Manuscript Witnesses:
1.Source: Oxford, Balliol College 354, p. 4171
First Lines:
In iiij poyntis or I hens departe
Reason me moveth to make as I maye…
Last Lines:
…Vnder whose lycense yet while I may breth
Vnto hevyn on high my sowle I bequeth
Explicit
Note: Preceded by Latin verse which this translates: ‘Terram terre tegat demon peccata resumat / Mundus res habiat spiritus alta petat’.
Facsimiles:
Early Manuscripts at Oxford University: Facsimile of Oxford, Balliol MS 354. (http://image.ox.ac.uk/show?collection=balliol&manuscript=ms354).
Editions:
Dyboski, R., ed. Songs, Carols and Other Miscellaneous Poems from Balliol MS. 354, Richard Hill’s Commonplace Book. EETS e.s. 101 (1908); repr. 1984: 86-7.

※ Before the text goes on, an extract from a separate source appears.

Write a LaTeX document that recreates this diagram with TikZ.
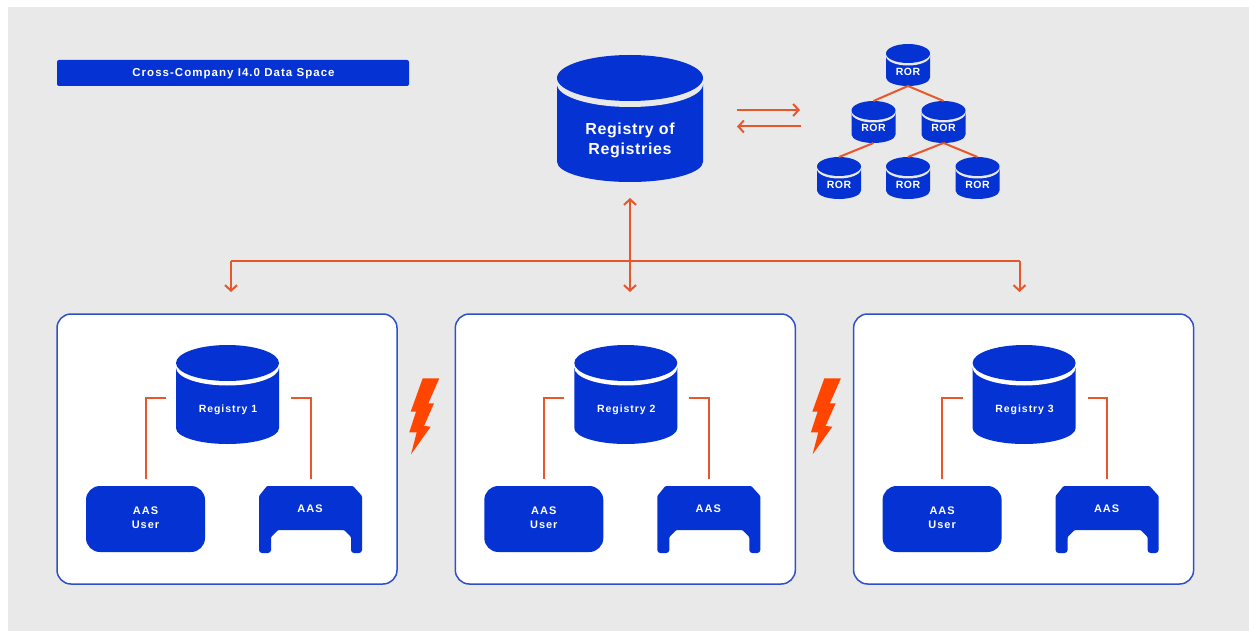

2.Source: Oxford, Corpus Christi College 237, f. 243
First Lines:
In iiij Poyntys my Wyll ys or I hens departe
Reȝon me movyth to make as I may…
Last Lines:
…Vndure whose lycens þet whyle that I may breth
Vn to hevyn on hy my sowle I be quethe
Note: Added by a later hand of the fifteenth century, same as 3765.
3.Source: London, British Library Lansdowne 762, f. 3
Editions:
Wright, Thomas, and James Orchard Halliwell-Phillipps, eds. Reliquiae Antiquae. 2 vols. London: Smith, 1845: 1.260-1.
Brown, Carleton Fairchild, ed. Religious Lyrics of the XVth Century. Oxford: Clarendon, 1939: 255-6.
Davies, Reginald Thorne. Medieval English Lyrics: a critical anthology. London, 1963; Evanston, IL: Northwestern UP, 1964: 287-8.
4.Source: London, British Library Addit. 29729, ff. 126-126v
First Lines:
In fowre points my will er I hence departe
Reason me mevithe to make as I may…
Last Lines:
…wnder whos licence yet whill I may brethe
to hevyn on hye my swete soule I byquethe
Note: Latin enclosed in red box above first heading: ‘terram terra tegat demon peccata resumat mundus res habeat spiritus alta petat’ (f. 126); five phrases from this form the rubric headings for each stanza, of which the first is ‘Terram terra tegat’ (f. 126); rubric after last line, ‘Amen quod Robartus peet’ (f. 126v), all by scribe (John Stow).